Publications Details

Publications / SAND Report

High Performance Computing Metrics to Enable Application-Platform Communication

Agelastos, Anthony M.; Brandt, James M.; Gentile, Ann C.; Lamb, Justin M.; Ruggirello, Kevin P.; Stevenson, Joel O.

Sandia has invested heavily in scientific/engineering application development and in the research, development, and deployment of large scale HPC platforms to support the computational needs of these applications. As application developers continually expand the capabilities of their software and spend more time on performance tuning of applications for these platforms, HPC platform resources are at a premium as they are a heavily shared resource serving the varied needs of many users. To ensure that the HPC platform resources are being used effciently and perform as designed, it is necessary to obtain reliable data on resource utilization that will allow us to investigate the occurrence, severity, and causes of performance-affecting contention between applications.

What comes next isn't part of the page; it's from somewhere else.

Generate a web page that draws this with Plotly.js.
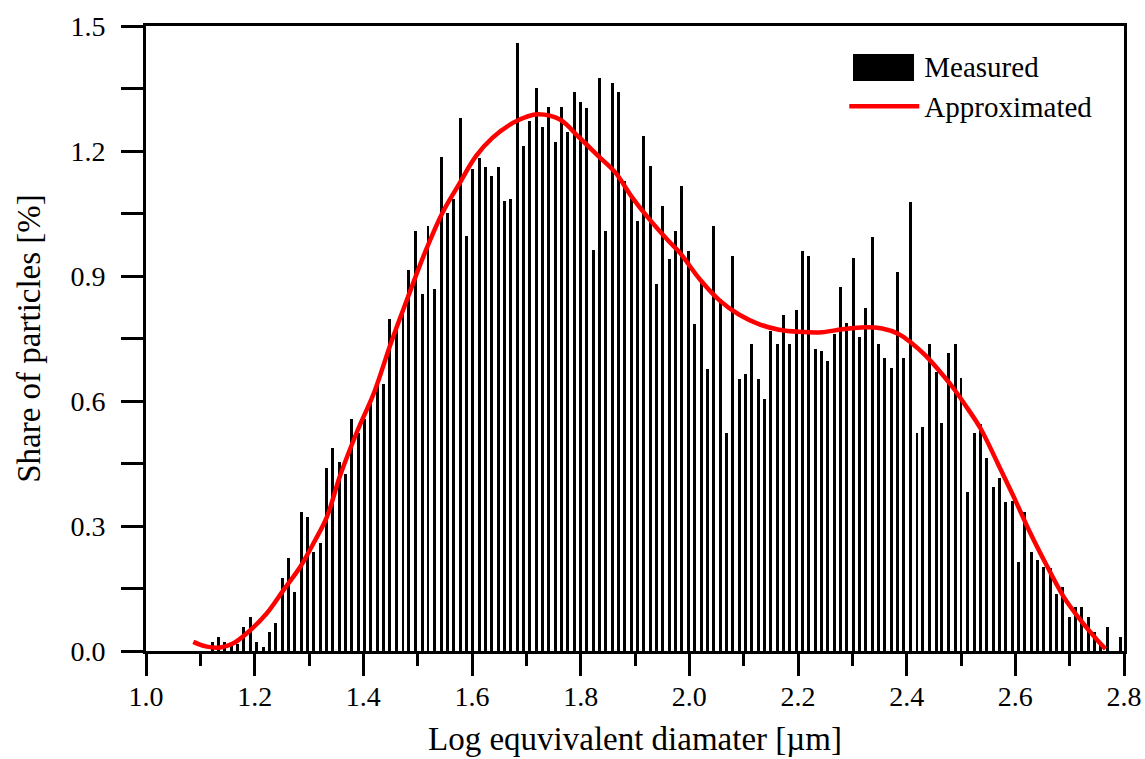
<!DOCTYPE html>
<html>
<head>
<meta charset="utf-8">
<script src="https://cdn.plot.ly/plotly-3.0.1.min.js"></script>
<style>
  html, body { margin: 0; padding: 0; background: #ffffff; }
  #chart { width: 1145px; height: 759px; }
</style>
</head>
<body>
<div id="chart"></div>
<script>
// Bin centres (log equivalent diameter)
const binCenters = [
  1.122,1.134,1.145,1.157,1.169,1.180,1.192,1.204,1.216,1.227,
  1.239,1.251,1.262,1.274,1.286,1.297,1.309,1.321,1.332,1.344,
  1.356,1.367,1.379,1.391,1.402,1.414,1.426,1.438,1.449,1.461,
  1.473,1.484,1.496,1.508,1.519,1.531,1.543,1.554,1.566,1.578,
  1.589,1.601,1.613,1.624,1.636,1.648,1.659,1.671,1.683,1.694,
  1.706,1.718,1.730,1.741,1.753,1.765,1.776,1.788,1.800,1.811,
  1.823,1.835,1.846,1.858,1.870,1.881,1.893,1.905,1.916,1.928,
  1.940,1.951,1.963,1.975,1.986,1.998,2.010,2.022,2.033,2.045,
  2.057,2.068,2.080,2.092,2.103,2.115,2.127,2.138,2.150,2.162,
  2.173,2.185,2.197,2.208,2.220,2.232,2.243,2.255,2.267,2.279,
  2.290,2.302,2.314,2.325,2.337,2.349,2.360,2.372,2.384,2.395,
  2.407,2.419,2.430,2.442,2.454,2.465,2.477,2.489,2.500,2.512,
  2.524,2.535,2.547,2.559,2.571,2.582,2.594,2.606,2.617,2.629,
  2.641,2.652,2.664,2.676,2.687,2.699,2.711,2.722,2.734,2.746,
  2.757,2.769,2.781,2.793
];

// Measured share of particles [%]
const measuredShare = [
  0.022,0.033,0.021,0.012,0.018,0.057,0.081,0.022,0.010,0.045,
  0.068,0.176,0.224,0.142,0.333,0.322,0.237,0.260,0.440,0.488,
  0.454,0.425,0.557,0.524,0.557,0.596,0.642,0.642,0.796,0.773,
  0.816,0.914,1.008,0.858,1.021,0.868,1.186,1.052,1.086,1.280,
  0.997,1.157,1.183,1.162,1.139,1.162,1.080,1.085,1.459,1.212,
  1.271,1.352,1.258,1.305,1.222,1.305,1.246,1.341,1.317,1.304,
  0.962,1.376,1.009,1.364,1.341,1.128,1.092,1.033,1.235,1.164,
  0.881,1.068,0.940,1.008,1.115,0.961,0.784,0.887,0.678,1.021,
  0.845,0.524,0.949,0.653,0.666,0.737,0.653,0.606,0.769,0.737,
  0.807,0.737,0.818,0.961,0.949,0.724,0.720,0.696,0.762,0.873,
  0.788,0.944,0.753,0.824,0.993,0.738,0.704,0.680,0.909,0.704,
  1.077,0.524,0.537,0.738,0.669,0.548,0.716,0.738,0.656,0.381,
  0.524,0.546,0.464,0.393,0.416,0.357,0.360,0.213,0.333,0.237,
  0.218,0.202,0.200,0.138,0.153,0.082,0.105,0.105,0.081,0.045,
  0.022,0.057,0.000,0.033
];

// Approximated (fitted) curve
const approxX = [
  1.087,1.110,1.135,1.160,1.185,1.222,1.253,1.284,1.308,1.333,
  1.357,1.389,1.420,1.451,1.482,1.513,1.545,1.576,1.607,1.638,
  1.676,1.700,1.722,1.761,1.797,1.834,1.864,1.894,1.924,1.961,
  1.983,2.020,2.056,2.092,2.129,2.165,2.202,2.244,2.281,2.324,
  2.355,2.385,2.410,2.434,2.459,2.483,2.508,2.536,2.567,2.597,
  2.628,2.659,2.689,2.720,2.751,2.766
];
const approxY = [
  0.022,0.011,0.008,0.018,0.042,0.090,0.146,0.202,0.258,0.322,
  0.420,0.528,0.621,0.740,0.849,0.955,1.050,1.120,1.187,1.232,
  1.268,1.282,1.288,1.276,1.233,1.186,1.148,1.090,1.040,0.985,
  0.955,0.891,0.841,0.807,0.784,0.771,0.766,0.765,0.772,0.777,
  0.774,0.761,0.738,0.710,0.674,0.636,0.590,0.534,0.452,0.370,
  0.282,0.202,0.130,0.074,0.026,0.005
];

const xTickVals = [1.0,1.2,1.4,1.6,1.8,2.0,2.2,2.4,2.6,2.8];
const xTickText = ['1.0','1.2','1.4','1.6','1.8','2.0','2.2','2.4','2.6','2.8'];
const yTickVals = [0.0,0.3,0.6,0.9,1.2,1.5];
const yTickText = ['0.0','0.3','0.6','0.9','1.2','1.5'];

const FONT = '"Liberation Serif", "Times New Roman", Times, serif';

const traces = [
  {
    type: 'bar',
    x: binCenters,
    y: measuredShare,
    width: 0.0055,
    marker: { color: '#000000', line: { width: 0 } },
    showlegend: false,
    name: 'Measured',
    hoverinfo: 'x+y'
  },
  {
    type: 'scatter',
    mode: 'lines',
    x: [null],
    y: [null],
    name: 'Measured',
    line: { color: 'rgba(0,0,0,0)', width: 1 },
    showlegend: true,
    hoverinfo: 'skip'
  },
  {
    type: 'scatter',
    mode: 'lines',
    x: approxX,
    y: approxY,
    name: 'Approximated',
    line: { color: '#ff0000', width: 4.5, shape: 'spline', smoothing: 1 },
    showlegend: true
  }
];

const axisCommon = {
  showline: true,
  linecolor: '#000000',
  linewidth: 3,
  mirror: true,
  showgrid: false,
  zeroline: false,
  ticks: 'outside',
  tickcolor: '#000000',
  tickwidth: 3,
  ticklen: 22,
  tickfont: { family: FONT, size: 28, color: '#000000' }
};

const layout = {
  width: 1145,
  height: 759,
  paper_bgcolor: '#ffffff',
  plot_bgcolor: '#ffffff',
  margin: { l: 146, r: 21, t: 26, b: 108 },
  bargap: 0,
  showlegend: true,
  legend: {
    x: 0.714, xanchor: 'left',
    y: 0.9774, yanchor: 'top',
    bgcolor: 'rgba(0,0,0,0)',
    borderwidth: 0,
    itemwidth: 70,
    tracegroupgap: 0,
    font: { family: FONT, size: 29, color: '#000000' }
  },
  // swatch of the "Measured" legend entry (filled black block, as in the original legend)
  shapes: [
    {
      type: 'rect', xref: 'paper', yref: 'paper',
      x0: 0.7229, x1: 0.7853, y0: 0.912, y1: 0.9552,
      fillcolor: '#000000', line: { width: 0 }, layer: 'above'
    }
  ],
  xaxis: Object.assign({}, axisCommon, {
    range: [1.0, 2.8],
    tickmode: 'array',
    tickvals: xTickVals,
    ticktext: xTickText,
    ticklabelstandoff: -4,
    minor: { dtick: 0.1, ticks: 'outside', ticklen: 12, tickwidth: 3, tickcolor: '#000000', showgrid: false },
    title: { text: 'Log equvivalent diamater [µm]', font: { family: FONT, size: 33, color: '#000000' }, standoff: 17 }
  }),
  yaxis: Object.assign({}, axisCommon, {
    range: [0, 1.5],
    tickmode: 'array',
    tickvals: yTickVals,
    ticktext: yTickText,
    ticklabelstandoff: 10,
    minor: { dtick: 0.15, ticks: 'outside', ticklen: 22, tickwidth: 3, tickcolor: '#000000', showgrid: false },
    title: { text: 'Share of particles [%]', font: { family: FONT, size: 33, color: '#000000' }, standoff: 20 }
  })
};

Plotly.newPlot('chart', traces, layout, { displayModeBar: false, staticPlot: true });
</script>
</body>
</html>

The work presented in this paper was an initial step to determine if resource contention can be understood and minimized through monitoring, modeling, planning and infrastructure. This paper describes the set of metric definitions, identified in this research, that can be used as meaningful and potentially actionable indicators of performance-affecting contention between applications. These metrics were verified using the observed slowdown of IOR, IMB, and CTH in operating scenarios that forced contention. This paper also describes system/application monitoring activities that are critical to distilling vast amounts of data into quantities that hold the key to understanding for an application's performance under production conditions and that will ultimately aid in Sandia's efforts to succeed in extreme-scale computing.